Jimmy Neil

Personal information
- Full name: James Neil
- Date of birth: 28 February 1976 (age 49)
- Place of birth: Bury St Edmunds, England
- Position(s): Left Back

Senior career*
- Years: Team / Apps / (Gls)
- 1994–1997: Grimsby Town / 2 / (0)
- 1996: → Grantham (loan)
- 1997–1999: Scunthorpe United / 7 / (0)
- 1999–?: Grantham Town

= Jimmy Neil =

English footballer

James Neil (born 28 February 1976) is an English former professional footballer who played in the English Football League between 1994 and 1999, and played left back. . He could also be used at right back. During his career he played for Grimsby Town, Scunthorpe United and Grantham Town.

==Career==
===Grimsby Town===
Neil, a native of the Suffolk town of Bury St Edmunds started his professional football career as a junior at Grimsby Town. He was promoted to the first team squad at the start of the 1994–1995 season.

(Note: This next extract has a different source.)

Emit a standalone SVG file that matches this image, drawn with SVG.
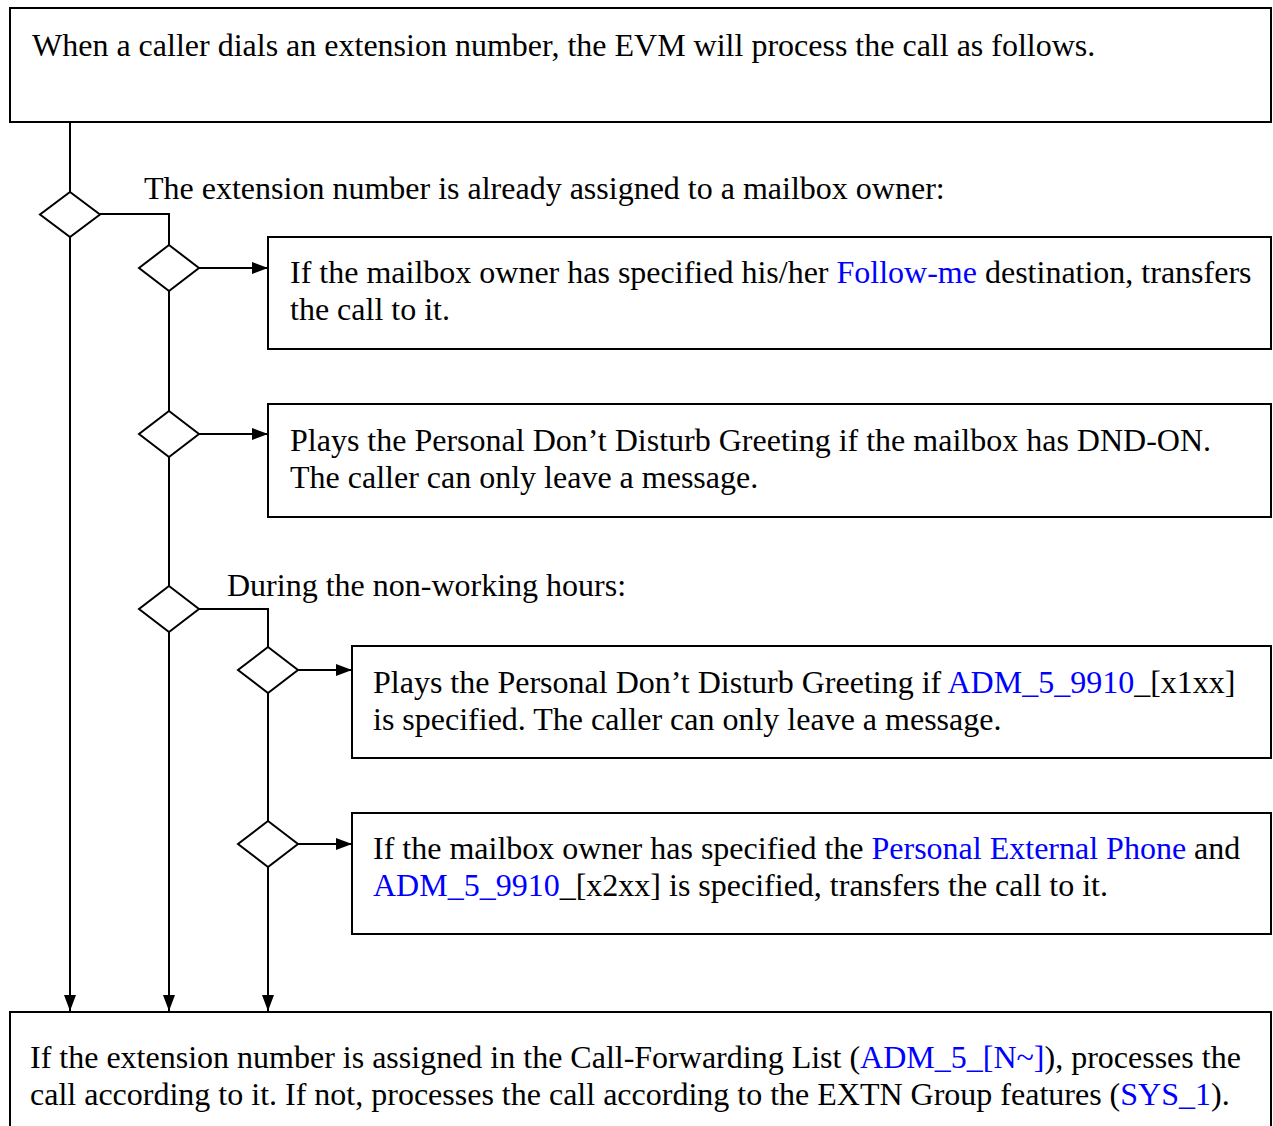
<svg xmlns="http://www.w3.org/2000/svg" width="1273" height="1126" viewBox="0 0 1273 1126">
  <style>
    .box { fill: #ffffff; stroke: #000000; stroke-width: 2; }
    .dia { fill: #ffffff; stroke: #000000; stroke-width: 2; }
    .wire { fill: none; stroke: #000000; stroke-width: 2; }
    text { font-family: "Liberation Serif", "Times New Roman", serif; font-size: 32px; fill: #000000; }
    .link { fill: #0000ff; }
  </style>
  <defs>
    <marker id="arrow" viewBox="0 0 16 12" refX="16" refY="6" markerWidth="16" markerHeight="12" markerUnits="userSpaceOnUse" orient="auto">
      <path d="M0,0 L16,6 L0,12 Z" fill="#000000"/>
    </marker>
  </defs>
  <rect width="1273" height="1126" fill="#ffffff"/>

  <!-- connectors -->
  <g id="connectors">
    <!-- main trunk -->
    <line class="wire" x1="70" y1="122" x2="70" y2="192"/>
    <line class="wire" x1="70" y1="237" x2="70" y2="1011" marker-end="url(#arrow)"/>
    <!-- mailbox owner branch -->
    <polyline class="wire" points="100,214 169,214 169,245"/>
    <line class="wire" x1="199" y1="268" x2="268" y2="268" marker-end="url(#arrow)"/>
    <line class="wire" x1="169" y1="291" x2="169" y2="411"/>
    <line class="wire" x1="199" y1="434" x2="268" y2="434" marker-end="url(#arrow)"/>
    <line class="wire" x1="169" y1="457" x2="169" y2="586"/>
    <line class="wire" x1="169" y1="632" x2="169" y2="1011" marker-end="url(#arrow)"/>
    <!-- non-working hours branch -->
    <polyline class="wire" points="199,609 268,609 268,647"/>
    <line class="wire" x1="298" y1="670" x2="352" y2="670" marker-end="url(#arrow)"/>
    <line class="wire" x1="268" y1="693" x2="268" y2="821"/>
    <line class="wire" x1="298" y1="844" x2="352" y2="844" marker-end="url(#arrow)"/>
    <line class="wire" x1="268" y1="867" x2="268" y2="1011" marker-end="url(#arrow)"/>
  </g>

  <g id="start">
    <rect class="box" x="10" y="8" width="1261" height="114"/>
    <text x="32" y="56">When a caller dials an extension number, the EVM will process the call as follows.</text>
  </g>

  <g id="decision-owner">
    <polygon class="dia" points="70,192 100,214.5 70,237 40,214.5"/>
    <text x="144" y="199">The extension number is already assigned to a mailbox owner:</text>
  </g>

  <g id="decision-followme">
    <polygon class="dia" points="169,245 199,268 169,291 139,268"/>
  </g>
  <g id="followme">
    <rect class="box" x="268" y="237" width="1003" height="112"/>
    <text x="290" y="283">If the mailbox owner has specified his/her <tspan class="link">Follow-me</tspan> destination, transfers</text>
    <text x="290" y="320">the call to it.</text>
  </g>

  <g id="decision-dnd">
    <polygon class="dia" points="169,411 199,434 169,457 139,434"/>
  </g>
  <g id="dnd">
    <rect class="box" x="268" y="404" width="1003" height="113"/>
    <text x="290" y="451">Plays the Personal Don’t Disturb Greeting if the mailbox has DND-ON.</text>
    <text x="290" y="488">The caller can only leave a message.</text>
  </g>

  <g id="decision-hours">
    <polygon class="dia" points="169,586 199,609 169,632 139,609"/>
    <text x="227" y="596">During the non-working hours:</text>
  </g>

  <g id="decision-x1xx">
    <polygon class="dia" points="268,647 298,670 268,693 238,670"/>
  </g>
  <g id="greeting-x1xx">
    <rect class="box" x="352" y="646" width="919" height="112"/>
    <text x="373" y="693">Plays the Personal Don’t Disturb Greeting if <tspan class="link">ADM_5_9910</tspan>_[x1xx]</text>
    <text x="373" y="730">is specified. The caller can only leave a message.</text>
  </g>

  <g id="decision-x2xx">
    <polygon class="dia" points="268,821 298,844 268,867 238,844"/>
  </g>
  <g id="external-x2xx">
    <rect class="box" x="352" y="813" width="919" height="121"/>
    <text x="373" y="859">If the mailbox owner has specified the <tspan class="link">Personal External Phone</tspan> and</text>
    <text x="373" y="896"><tspan class="link">ADM_5_9910</tspan>_[x2xx] is specified, transfers the call to it.</text>
  </g>

  <g id="fallback">
    <rect class="box" x="10" y="1012" width="1261" height="130"/>
    <text x="30" y="1068">If the extension number is assigned in the Call-Forwarding List (<tspan class="link">ADM_5_[N~]</tspan>), processes the</text>
    <text x="30" y="1105">call according to it. If not, processes the call according to the EXTN Group features (<tspan class="link">SYS_1</tspan>).</text>
  </g>
</svg>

He made his senior debut while on loan for non league outfit Grantham in 1996. However, he did not make his first team debut for Grimsby until 22 March 1997, when he came on as a 74th-minute substitute for Gary Childs in a 0–0 draw with Tranmere Rovers.

===Scunthorpe United===
Following Grimsby's relegation from the First Division, Neil was released by manager Alan Buckley. And as many former Grimsby players in the nineties such as Paul Harsley and Craig Shakespeare he found a home at the clubs smaller local rivals Scunthorpe United. He linked up with former Grimsby manager Brian Laws while at Glanford Park and was to make a total of 8 appearances in total during the 1997-1998 campaign. His las game being a 1–0 defeat to Chester City on 28 December 1997. Neil remained a part of the Scunthorpe squad for the 1998-1999 campaign but would not feature in any games that season. With his contract expired he left the club in the summer of 1999.

===Grantham Town===
In accordance to this he signed for non league club Grantham Town who had been formed from the club he had previously played for while at Grimsby.